── Supplied information ──

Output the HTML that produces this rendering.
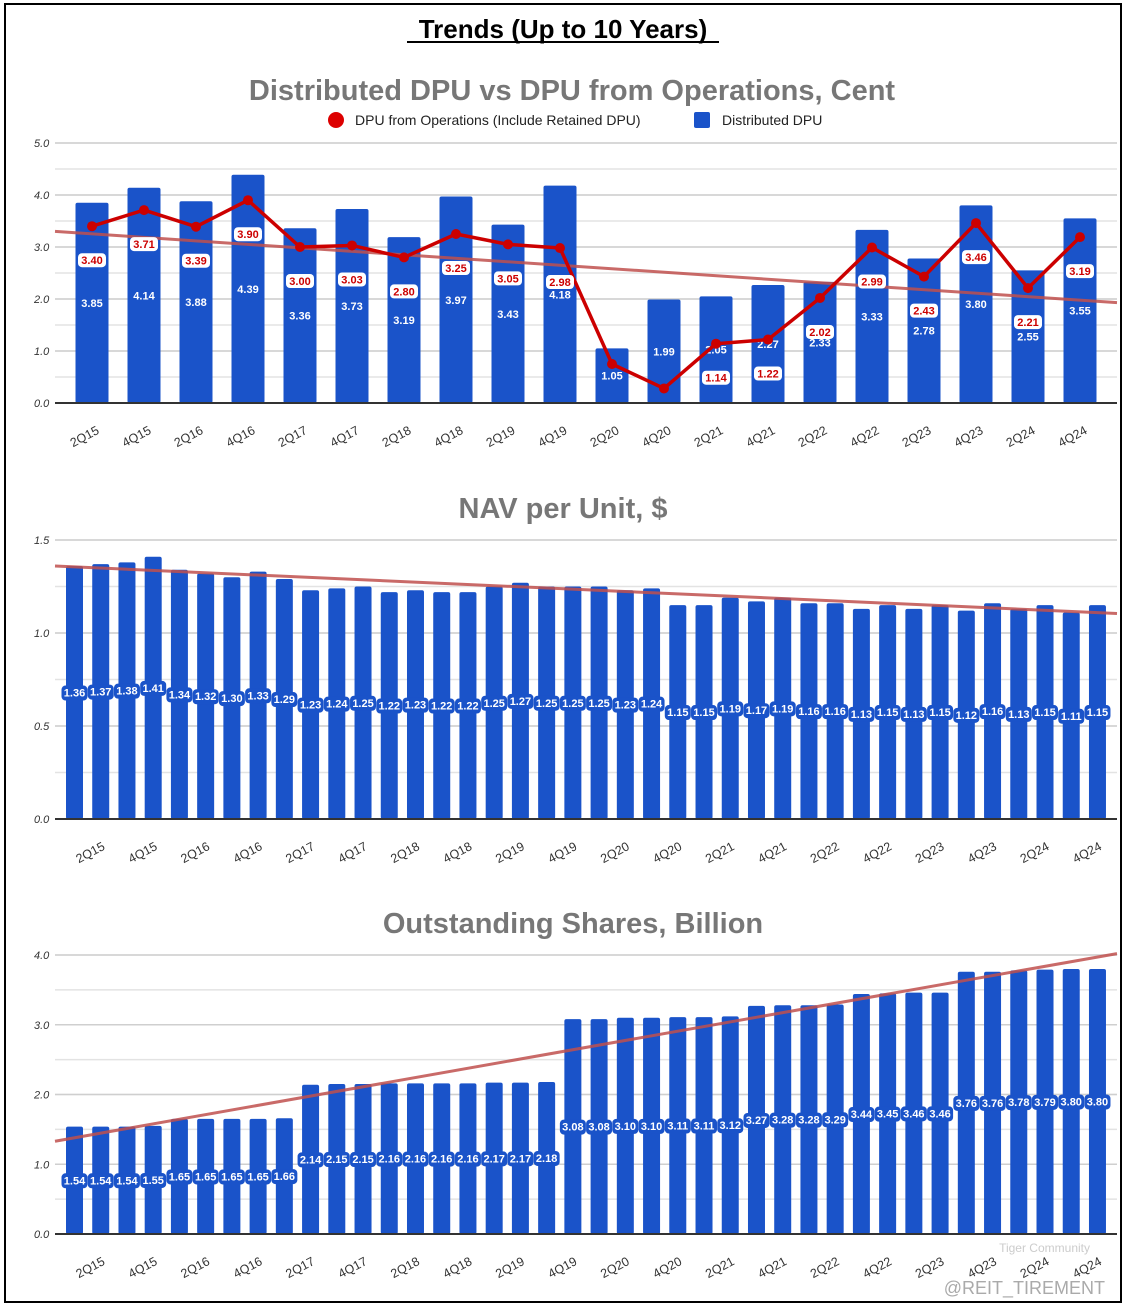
<!DOCTYPE html>
<html><head><meta charset="utf-8"><style>
html,body{margin:0;padding:0;background:#fff}
svg{display:block;font-family:"Liberation Sans",Arial,sans-serif}
</style></head><body>
<svg id="s" width="1126" height="1312" viewBox="0 0 1126 1312">
<rect x="5" y="4" width="1116" height="1298" fill="#fff" stroke="#000" stroke-width="2"/>
<text x="563" y="38" text-anchor="middle" font-size="26" font-weight="bold" fill="#000">Trends (Up to 10 Years)</text>
<line x1="407" y1="42" x2="719" y2="42" stroke="#000" stroke-width="2"/>
<text x="572" y="100" text-anchor="middle" font-size="29" font-weight="bold" fill="#777">Distributed DPU vs DPU from Operations, Cent</text>
<g>
<circle cx="336" cy="120" r="8" fill="#d00"/>
<text x="355" y="125" font-size="14" fill="#222">DPU from Operations (Include Retained DPU)</text>
<rect x="694" y="112" width="16" height="16" rx="2" fill="#1a53c9"/>
<text x="722" y="125" font-size="14" fill="#222">Distributed DPU</text>
</g>
<text x="563" y="518" text-anchor="middle" font-size="29" font-weight="bold" fill="#777">NAV per Unit, $</text>
<text x="573" y="933" text-anchor="middle" font-size="29" font-weight="bold" fill="#777">Outstanding Shares, Billion</text>
<text x="1105" y="1294" text-anchor="end" font-size="18" fill="#aaa">@REIT_TIREMENT</text>
<text x="1090" y="1252" text-anchor="end" font-size="12" fill="#ccc">Tiger Community</text>
</svg>
<script>
const dpuCats=["2Q15","4Q15","2Q16","4Q16","2Q17","4Q17","2Q18","4Q18","2Q19","4Q19","2Q20","4Q20","2Q21","4Q21","2Q22","4Q22","2Q23","4Q23","2Q24","4Q24"];
const distDpu=[3.85,4.14,3.88,4.39,3.36,3.73,3.19,3.97,3.43,4.18,1.05,1.99,2.05,2.27,2.33,3.33,2.78,3.80,2.55,3.55];
const opsDpu=[3.40,3.71,3.39,3.90,3.00,3.03,2.80,3.25,3.05,2.98,0.75,0.28,1.14,1.22,2.02,2.99,2.43,3.46,2.21,3.19];
const opsShowLabel=[1,1,1,1,1,1,1,1,1,1,0,0,1,1,1,1,1,1,1,1];
const dpuTrend=[3.30,1.93];
const dpuTicks=["0.0","1.0","2.0","3.0","4.0","5.0"];
const qCats=[];for(let y=15;y<=24;y++){for(let q=1;q<=4;q++)qCats.push(q+"Q"+y);}
const navVals=[1.36,1.37,1.38,1.41,1.34,1.32,1.30,1.33,1.29,1.23,1.24,1.25,1.22,1.23,1.22,1.22,1.25,1.27,1.25,1.25,1.25,1.23,1.24,1.15,1.15,1.19,1.17,1.19,1.16,1.16,1.13,1.15,1.13,1.15,1.12,1.16,1.13,1.15,1.11,1.15];
const navTrend=[1.36,1.105];
const navTicks=["0.0","0.5","1.0","1.5"];
const shareVals=[1.54,1.54,1.54,1.55,1.65,1.65,1.65,1.65,1.66,2.14,2.15,2.15,2.16,2.16,2.16,2.16,2.17,2.17,2.18,3.08,3.08,3.10,3.10,3.11,3.11,3.12,3.27,3.28,3.28,3.29,3.44,3.45,3.46,3.46,3.76,3.76,3.78,3.79,3.80,3.80];
const shareTrend=[1.33,4.02];
const shareTicks=["0.0","1.0","2.0","3.0","4.0"];

const NS="http://www.w3.org/2000/svg",S=document.getElementById('s');
function mk(t,a,p){const e=document.createElementNS(NS,t);for(const k in a)e.setAttribute(k,a[k]);(p||S).appendChild(e);return e;}

function chart(o){
  const g=mk('g',{});
  
  
  const y=v=>o.y0-(v/o.max)*(o.y0-o.yTop);
  const x=i=>o.x0+i*o.step;
  for(let v=0;v<=o.max+1e-9;v+=o.minor){
    const l=mk('line',{x1:55,x2:1117,y1:y(v),y2:y(v),stroke:'#e3e3e3','stroke-width':1.5},g);
    
    
  }
  o.ticks.forEach(t=>{
    const v=parseFloat(t);
    const l=mk('line',{x1:55,x2:1117,y1:y(v),y2:y(v),stroke:'#cfcfcf','stroke-width':1.5},g);
    
    
    const tx=mk('text',{x:34,y:y(v)+4,'font-size':11,'font-style':'italic',fill:'#333'},g);
    tx.textContent=t;
    
    
  });
  o.vals.forEach((v,i)=>{
    const r=mk('rect',{x:x(i)-o.bw/2,y:y(v),width:o.bw,height:o.y0-y(v),rx:2,fill:'#1a53c9'},g);
    
    
  });
  const ax=mk('line',{x1:55,x2:1117,y1:o.y0,y2:o.y0,stroke:'#333','stroke-width':2},g);
  
  
  o.vals.forEach((v,i)=>{
    const ly=y(v/2)+4;
    if(o.labelBg){
      const b=mk('rect',{x:x(i)-13,y:ly-11,width:26,height:15,rx:4,fill:'#1a53c9'},g);
      
      
    }
    const t=mk('text',{x:x(i),y:ly,'text-anchor':'middle','font-size':11,'font-weight':'bold',fill:'#fff'},g);
    t.textContent=v.toFixed(2);
    
    
  });
  o.xl.forEach(([i,txt])=>{
    const px=x(i)+o.lxo, py=o.y0+30;
    const t=mk('text',{x:px,y:py,'text-anchor':'end','font-size':12.5,fill:'#333',transform:`rotate(-28 ${px} ${py})`},g);
    t.textContent=txt;
    
    
  });
  const tl=mk('line',{x1:55,x2:1117,y1:y(o.trend[0]),y2:y(o.trend[1]),stroke:'#c0504d','stroke-opacity':0.85,'stroke-width':3},g);
  
  
  return {g,x,y};
}

const c1=chart({name:'dpu-chart',cats:dpuCats,vals:distDpu,max:5,y0:403,yTop:143,minor:0.5,ticks:dpuTicks,x0:92,step:52,bw:33,trend:dpuTrend,labelBg:false,
  xl:dpuCats.map((c,i)=>[i,c]),lxo:8});
let d='';opsDpu.forEach((v,i)=>{d+=(i?'L':'M')+c1.x(i)+' '+c1.y(v);});
const pl=mk('path',{d:d,fill:'none',stroke:'#cc0000','stroke-width':3.5,'stroke-linejoin':'round'},c1.g);


opsDpu.forEach((v,i)=>{
  const c=mk('circle',{cx:c1.x(i),cy:c1.y(v),r:5,fill:'#cc0000'},c1.g);
  
  
  if(opsShowLabel[i]){
    const ly=c1.y(v)+38;
    const b=mk('rect',{x:c1.x(i)-14,y:ly-11,width:28,height:14,rx:4,fill:'#fff'},c1.g);
    
    
    const t=mk('text',{x:c1.x(i),y:ly,'text-anchor':'middle','font-size':11,'font-weight':'bold',fill:'#cc0000'},c1.g);
    t.textContent=v.toFixed(2);
    
    
  }
});

const half=dpuCats.map((c,k)=>[2*k+1,c]);
chart({name:'nav-chart',cats:qCats,vals:navVals,max:1.5,y0:819,yTop:540,minor:0.25,ticks:navTicks,x0:74.5,step:26.23,bw:17,trend:navTrend,labelBg:true,xl:half,lxo:5});
chart({name:'shares-chart',cats:qCats,vals:shareVals,max:4,y0:1234,yTop:955,minor:0.5,ticks:shareTicks,x0:74.5,step:26.23,bw:17,trend:shareTrend,labelBg:true,xl:half,lxo:5});
</script>
</body></html>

───

# Your objective
Reproduce all of the material exactly, apart from the pictures.

# Task answer
Output the HTML that produces this rendering.
<!DOCTYPE html>
<html><head><meta charset="utf-8"><style>
html,body{margin:0;padding:0;background:#fff}
svg{display:block;font-family:"Liberation Sans",Arial,sans-serif}
</style></head><body>
<svg id="s" width="1126" height="1312" viewBox="0 0 1126 1312">
<rect x="5" y="4" width="1116" height="1298" fill="#fff" stroke="#000" stroke-width="2"/>
<text x="563" y="38" text-anchor="middle" font-size="26" font-weight="bold" fill="#000">Trends (Up to 10 Years)</text>
<line x1="407" y1="42" x2="719" y2="42" stroke="#000" stroke-width="2"/>
<text x="572" y="100" text-anchor="middle" font-size="29" font-weight="bold" fill="#777">Distributed DPU vs DPU from Operations, Cent</text>
<g>
<circle cx="336" cy="120" r="8" fill="#d00"/>
<text x="355" y="125" font-size="14" fill="#222">DPU from Operations (Include Retained DPU)</text>
<rect x="694" y="112" width="16" height="16" rx="2" fill="#1a53c9"/>
<text x="722" y="125" font-size="14" fill="#222">Distributed DPU</text>
</g>
<text x="563" y="518" text-anchor="middle" font-size="29" font-weight="bold" fill="#777">NAV per Unit, $</text>
<text x="573" y="933" text-anchor="middle" font-size="29" font-weight="bold" fill="#777">Outstanding Shares, Billion</text>
<text x="1105" y="1294" text-anchor="end" font-size="18" fill="#aaa">@REIT_TIREMENT</text>
<text x="1090" y="1252" text-anchor="end" font-size="12" fill="#ccc">Tiger Community</text>
</svg>
<script>
const dpuCats=["2Q15","4Q15","2Q16","4Q16","2Q17","4Q17","2Q18","4Q18","2Q19","4Q19","2Q20","4Q20","2Q21","4Q21","2Q22","4Q22","2Q23","4Q23","2Q24","4Q24"];
const distDpu=[3.85,4.14,3.88,4.39,3.36,3.73,3.19,3.97,3.43,4.18,1.05,1.99,2.05,2.27,2.33,3.33,2.78,3.80,2.55,3.55];
const opsDpu=[3.40,3.71,3.39,3.90,3.00,3.03,2.80,3.25,3.05,2.98,0.75,0.28,1.14,1.22,2.02,2.99,2.43,3.46,2.21,3.19];
const opsShowLabel=[1,1,1,1,1,1,1,1,1,1,0,0,1,1,1,1,1,1,1,1];
const dpuTrend=[3.30,1.93];
const dpuTicks=["0.0","1.0","2.0","3.0","4.0","5.0"];
const qCats=[];for(let y=15;y<=24;y++){for(let q=1;q<=4;q++)qCats.push(q+"Q"+y);}
const navVals=[1.36,1.37,1.38,1.41,1.34,1.32,1.30,1.33,1.29,1.23,1.24,1.25,1.22,1.23,1.22,1.22,1.25,1.27,1.25,1.25,1.25,1.23,1.24,1.15,1.15,1.19,1.17,1.19,1.16,1.16,1.13,1.15,1.13,1.15,1.12,1.16,1.13,1.15,1.11,1.15];
const navTrend=[1.36,1.105];
const navTicks=["0.0","0.5","1.0","1.5"];
const shareVals=[1.54,1.54,1.54,1.55,1.65,1.65,1.65,1.65,1.66,2.14,2.15,2.15,2.16,2.16,2.16,2.16,2.17,2.17,2.18,3.08,3.08,3.10,3.10,3.11,3.11,3.12,3.27,3.28,3.28,3.29,3.44,3.45,3.46,3.46,3.76,3.76,3.78,3.79,3.80,3.80];
const shareTrend=[1.33,4.02];
const shareTicks=["0.0","1.0","2.0","3.0","4.0"];

const NS="http://www.w3.org/2000/svg",S=document.getElementById('s');
function mk(t,a,p){const e=document.createElementNS(NS,t);for(const k in a)e.setAttribute(k,a[k]);(p||S).appendChild(e);return e;}

function chart(o){
  const g=mk('g',{});
  
  
  const y=v=>o.y0-(v/o.max)*(o.y0-o.yTop);
  const x=i=>o.x0+i*o.step;
  for(let v=0;v<=o.max+1e-9;v+=o.minor){
    const l=mk('line',{x1:55,x2:1117,y1:y(v),y2:y(v),stroke:'#e3e3e3','stroke-width':1.5},g);
    
    
  }
  o.ticks.forEach(t=>{
    const v=parseFloat(t);
    const l=mk('line',{x1:55,x2:1117,y1:y(v),y2:y(v),stroke:'#cfcfcf','stroke-width':1.5},g);
    
    
    const tx=mk('text',{x:34,y:y(v)+4,'font-size':11,'font-style':'italic',fill:'#333'},g);
    tx.textContent=t;
    
    
  });
  o.vals.forEach((v,i)=>{
    const r=mk('rect',{x:x(i)-o.bw/2,y:y(v),width:o.bw,height:o.y0-y(v),rx:2,fill:'#1a53c9'},g);
    
    
  });
  const ax=mk('line',{x1:55,x2:1117,y1:o.y0,y2:o.y0,stroke:'#333','stroke-width':2},g);
  
  
  o.vals.forEach((v,i)=>{
    const ly=y(v/2)+4;
    if(o.labelBg){
      const b=mk('rect',{x:x(i)-13,y:ly-11,width:26,height:15,rx:4,fill:'#1a53c9'},g);
      
      
    }
    const t=mk('text',{x:x(i),y:ly,'text-anchor':'middle','font-size':11,'font-weight':'bold',fill:'#fff'},g);
    t.textContent=v.toFixed(2);
    
    
  });
  o.xl.forEach(([i,txt])=>{
    const px=x(i)+o.lxo, py=o.y0+30;
    const t=mk('text',{x:px,y:py,'text-anchor':'end','font-size':12.5,fill:'#333',transform:`rotate(-28 ${px} ${py})`},g);
    t.textContent=txt;
    
    
  });
  const tl=mk('line',{x1:55,x2:1117,y1:y(o.trend[0]),y2:y(o.trend[1]),stroke:'#c0504d','stroke-opacity':0.85,'stroke-width':3},g);
  
  
  return {g,x,y};
}

const c1=chart({name:'dpu-chart',cats:dpuCats,vals:distDpu,max:5,y0:403,yTop:143,minor:0.5,ticks:dpuTicks,x0:92,step:52,bw:33,trend:dpuTrend,labelBg:false,
  xl:dpuCats.map((c,i)=>[i,c]),lxo:8});
let d='';opsDpu.forEach((v,i)=>{d+=(i?'L':'M')+c1.x(i)+' '+c1.y(v);});
const pl=mk('path',{d:d,fill:'none',stroke:'#cc0000','stroke-width':3.5,'stroke-linejoin':'round'},c1.g);


opsDpu.forEach((v,i)=>{
  const c=mk('circle',{cx:c1.x(i),cy:c1.y(v),r:5,fill:'#cc0000'},c1.g);
  
  
  if(opsShowLabel[i]){
    const ly=c1.y(v)+38;
    const b=mk('rect',{x:c1.x(i)-14,y:ly-11,width:28,height:14,rx:4,fill:'#fff'},c1.g);
    
    
    const t=mk('text',{x:c1.x(i),y:ly,'text-anchor':'middle','font-size':11,'font-weight':'bold',fill:'#cc0000'},c1.g);
    t.textContent=v.toFixed(2);
    
    
  }
});

const half=dpuCats.map((c,k)=>[2*k+1,c]);
chart({name:'nav-chart',cats:qCats,vals:navVals,max:1.5,y0:819,yTop:540,minor:0.25,ticks:navTicks,x0:74.5,step:26.23,bw:17,trend:navTrend,labelBg:true,xl:half,lxo:5});
chart({name:'shares-chart',cats:qCats,vals:shareVals,max:4,y0:1234,yTop:955,minor:0.5,ticks:shareTicks,x0:74.5,step:26.23,bw:17,trend:shareTrend,labelBg:true,xl:half,lxo:5});
</script>
</body></html>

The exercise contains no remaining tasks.